Former West Coast star Ben Cousins tried to sell his 2005 Brownlow Medal to pay for his ice addiction, according to a report by the Herald Sun.
Friends have told the Herald Sun that Cousins tried to retrieve his medal, but his father, Bryan, refused to give it to him.
“He tried to sell his Brownlow … but he doesn’t even have it. His dad has the Brownlow in safekeeping,” a friend told the Herald Sun.
“He said he needed it to guarantee a bank loan, but why would he need a bank loan?

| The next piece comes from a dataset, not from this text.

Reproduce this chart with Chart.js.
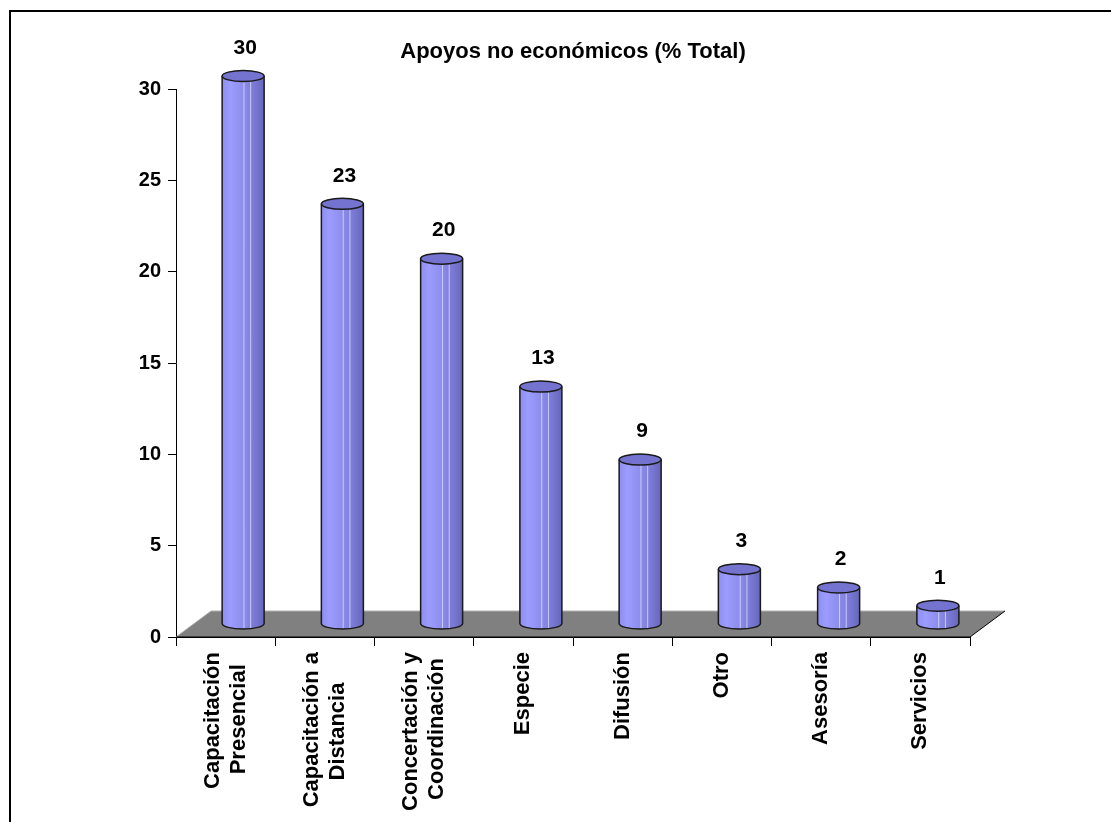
<!DOCTYPE html>
<html>
<head>
<meta charset="utf-8">
<script src="https://cdn.jsdelivr.net/npm/chart.js@4/dist/chart.umd.min.js"></script>
<style>
  html, body { margin: 0; padding: 0; background: #fff; }
  canvas { display: block; }
</style>
</head>
<body>
<canvas id="js-chart" width="1111" height="822"></canvas>
<script>
"use strict";

// datos del grafico
const categorias = [
  ["Capacitación", "Presencial"],
  ["Capacitación a", "Distancia"],
  ["Concertación y", "Coordinación"],
  "Especie",
  "Difusión",
  "Otro",
  "Asesoría",
  "Servicios",
];
const valores = [30, 23, 20, 13, 9, 3, 2, 1];
const titulo = "Apoyos no económicos (% Total)";
const ejeY = { min: 0, max: 30, paso: 5 };

const FUENTE = "'Liberation Sans', Arial, sans-serif";
const DX = 35, DY = 26; // profundidad del "piso" 3D
const MEDIA_LINEA = 13; // media altura de linea de las etiquetas del eje x

// Excel centra las etiquetas de dos lineas sobre la marca y centra cada linea;
// se usa media altura de linea con lineas vacias intercaladas para lograrlo
const medidor = document.createElement("canvas").getContext("2d");
medidor.font = "bold 22px " + FUENTE;
function etiquetaX(lab) {
  if (!Array.isArray(lab)) return ["", lab];
  const anchos = lab.map((l) => medidor.measureText(l).width);
  const maxW = Math.max(...anchos);
  const esp = medidor.measureText(" ").width;
  const lineas = lab.map((l, i) => l + " ".repeat(Math.round((maxW - anchos[i]) / 2 / esp)));
  return [lineas[0], "", lineas[1]];
}

// marco de la imagen (solo lineas arriba e izquierda)
const marco = {
  id: "marco",
  beforeDraw(chart) {
    const c = chart.ctx;
    c.save();
    c.strokeStyle = "#000";
    c.lineWidth = 2;
    c.beginPath();
    c.moveTo(10, 822);
    c.lineTo(10, 11);
    c.lineTo(1111, 11);
    c.stroke();
    c.restore();
  },
};

// piso gris y cilindros
const cilindros = {
  id: "cilindros",
  beforeDatasetsDraw(chart) {
    const c = chart.ctx;
    const a = chart.chartArea;
    const b = chart.scales.y.getPixelForValue(0);
    c.save();
    c.fillStyle = "#808080";
    c.beginPath();
    c.moveTo(a.left, b);
    c.lineTo(a.right, b);
    c.lineTo(a.right + DX, b - DY);
    c.lineTo(a.left + DX, b - DY);
    c.closePath();
    c.fill();
    c.lineWidth = 1;
    c.strokeStyle = "#b0b0b0";
    c.beginPath();
    c.moveTo(a.left, b);
    c.lineTo(a.left + DX, b - DY);
    c.lineTo(a.right + DX, b - DY);
    c.stroke();
    c.strokeStyle = "#000";
    c.beginPath();
    c.moveTo(a.right + DX, b - DY);
    c.lineTo(a.right, b);
    c.lineTo(a.left, b);
    c.stroke();
    c.restore();
  },
  afterDatasetsDraw(chart) {
    const c = chart.ctx;
    const meta = chart.getDatasetMeta(0);
    const rx = 21, ry = 5.5;
    c.save();
    meta.data.forEach((bar, i) => {
      const cx = bar.x + DX / 2;
      const top = bar.y - DY / 2;
      const base = bar.base - DY / 2;

      const g = c.createLinearGradient(cx - rx, 0, cx + rx, 0);
      g.addColorStop(0, "#8e8ef2");
      g.addColorStop(0.2, "#9c9cff");
      g.addColorStop(0.5, "#8d8dec");
      g.addColorStop(0.8, "#7777d2");
      g.addColorStop(1, "#6666bb");

      c.beginPath();
      c.moveTo(cx - rx, top);
      c.lineTo(cx - rx, base);
      c.ellipse(cx, base, rx, ry, 0, Math.PI, 0, true);
      c.lineTo(cx + rx, top);
      c.ellipse(cx, top, rx, ry, 0, 0, Math.PI, true);
      c.closePath();
      c.fillStyle = g;
      c.fill();

      // reflejos verticales
      c.strokeStyle = "rgba(220,220,255,0.8)";
      c.lineWidth = 1;
      [0.02, 0.18].forEach((f) => {
        c.beginPath();
        c.moveTo(cx + f * 2 * rx, top + ry);
        c.lineTo(cx + f * 2 * rx, base + ry * 0.9);
        c.stroke();
      });

      c.strokeStyle = "#1a1a1a";
      c.lineWidth = 1.5;
      c.beginPath();
      c.moveTo(cx - rx, top);
      c.lineTo(cx - rx, base);
      c.ellipse(cx, base, rx, ry, 0, Math.PI, 0, true);
      c.lineTo(cx + rx, top);
      c.stroke();

      c.beginPath();
      c.ellipse(cx, top, rx, ry, 0, 0, Math.PI * 2);
      c.fillStyle = "#7474d0";
      c.fill();
      c.stroke();

      // etiqueta de valor
      c.fillStyle = "#000";
      c.font = "bold 21px " + FUENTE;
      c.textAlign = "center";
      c.textBaseline = "middle";
      c.fillText(String(valores[i]), cx + 2, top - 28);
    });
    c.restore();
  },
};

const ctx = document.getElementById("js-chart").getContext("2d");
const myChart = new Chart(ctx, {
  type: "bar",
  data: {
    labels: categorias,
    datasets: [
      {
        label: titulo,
        data: valores,
        backgroundColor: "rgba(0,0,0,0)",
        borderWidth: 0,
      },
    ],
  },
  options: {
    responsive: false,
    animation: false,
    events: [],
    devicePixelRatio: 1,
    layout: { padding: { left: 136, right: 141, top: 10, bottom: 0 } },
    plugins: {
      legend: { display: false },
      tooltip: { enabled: false },
      title: {
        display: true,
        text: titulo,
        fullSize: false,
        color: "#000",
        font: { family: FUENTE, size: 22, weight: "bold", lineHeight: 1.2 },
        padding: { top: 29, bottom: 23.6 },
      },
    },
    scales: {
      x: {
        grid: {
          offset: true,
          drawOnChartArea: false,
          drawTicks: true,
          tickLength: 9,
          color: "#000",
        },
        border: { color: "#000", width: 1 },
        ticks: {
          color: "#000",
          font: { family: FUENTE, size: 22, weight: "bold", lineHeight: MEDIA_LINEA + "px" },
          minRotation: 90,
          maxRotation: 90,
          autoSkip: false,
          padding: 6,
          labelOffset: -MEDIA_LINEA,
          callback(value) {
            return etiquetaX(this.getLabelForValue(value));
          },
        },
        afterFit(scale) {
          scale.height = 185;
        },
      },
      y: {
        min: ejeY.min,
        max: ejeY.max,
        grid: {
          drawOnChartArea: false,
          drawTicks: true,
          tickLength: 8,
          color: "#000",
        },
        border: { color: "#000", width: 1 },
        ticks: {
          stepSize: ejeY.paso,
          color: "#000",
          font: { family: FUENTE, size: 20, weight: "bold" },
          padding: 7,
        },
        afterFit(scale) {
          scale.width = 40;
        },
      },
    },
  },
  plugins: [marco, cilindros],
});
</script>
</body>
</html>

He doesn’t have any property, he doesn’t have a business.”
The troubled former Eagle was arrested on Tuesday with possession of 13 grams of meth after reportedly threatening to bury Maylea Tinecheff, the mother of his children, while holding a screwdriver.
The 40-year year old faced court yesterday after being charged with possession of a prohibited drug with intent to sell or supply, along with other offences and was taken into custody. He was later denied bail after his application was rejected.
Cousins was released from prison in January this year and as per his parole conditions had been working at West Coast in a part-time role.
“The little green man came just two days after he finished his parole,” a friend told the Herald Sun.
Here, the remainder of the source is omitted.